Economics

❧The Market Is a Conversation, Not a Calculator

The Virtuous Purse Daily Reflection

Why Central Planning Always Fails

Central planners always imagine they can “do the math” better than millions of free people making their own voluntary choices. But economic calculation does not fail because the math is weak. It fails because without real prices, no one knows what people truly value.

You cannot guess what a family needs. You must listen; and the market is how people speak. Prices are information. They are the voice of the people, revealing what matters most, where, when, and to whom.

When the State replaces that voice with its own “expert” guesses, shelves go empty, resources are wasted, black markets explode, and the powerful feast while the poor starve.

A free market is not just efficient; it is humble, admitting that no single mind can command the wisdom of millions.

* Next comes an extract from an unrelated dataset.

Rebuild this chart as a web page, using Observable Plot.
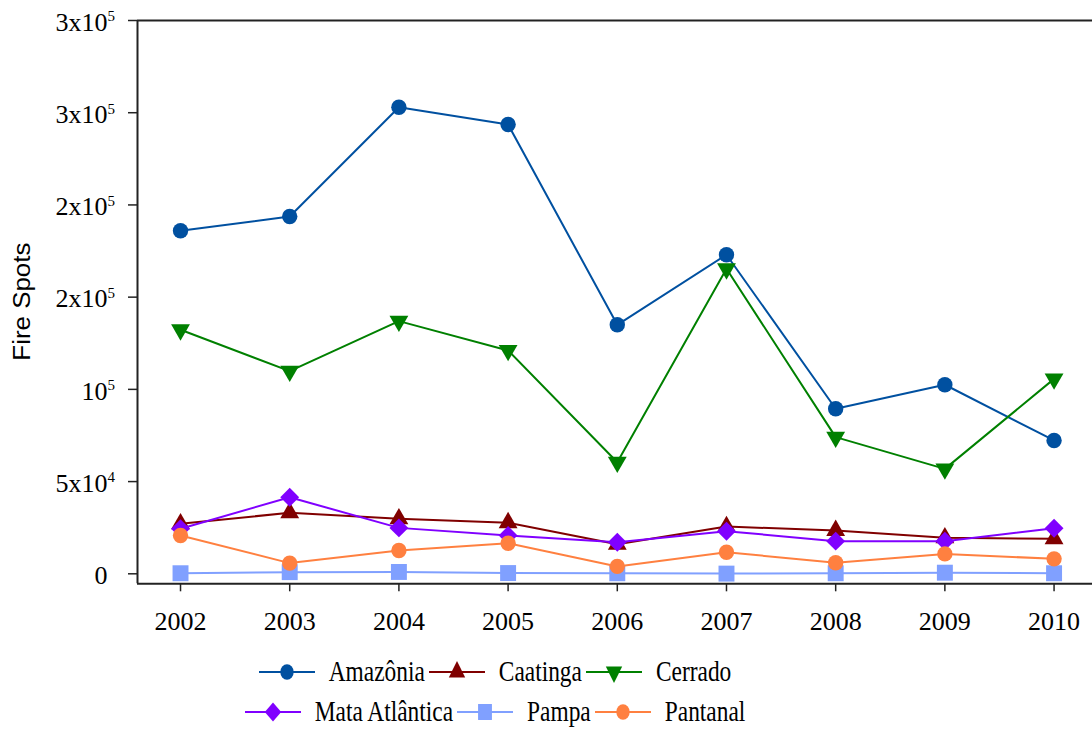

That is why freedom works and coercion never will.


Real World Examples:

Puerto Rico built massive government-funded housing complexes in the 90s because planners assumed people would live there. They ignored prices, ignored demand… and the buildings now sit abandoned and decaying — billions wasted — while private builders across the street quickly sold every home they built because consumers were actually choosing them.

Moscow had world-class scientists, statisticians, and central planners. What they didn’t have? Prices that reflected real demand. So the State ordered bread production based on ideology, not appetite. Result: mountains of stale bread rotted in warehouses
—while mothers stood in line for hours with nothing to feed their children. The math was flawless, but their understanding of economics was nonexistent.

Because the only person who knows how much bread a child needs… is the mother who feeds her.


In the United States, heavy regulations and artificial “affordability” policies distort the real cost of building and owning a home. Politicians cap rents, restrict land use, and flood markets with subsidized loans; all in the name of “helping.”

But when the State overrides the market:

  • supply shrinks
  • prices rise
  • builders stop building
  • families are priced out

The result?
What should be the natural fruit of a stable family — a home — becomes a luxury young families can barely dream of. Not because America lacks carpenters. But because the State refuses to let prices speak the truth.

Mathematics can count costs, but only freedom can reveal value.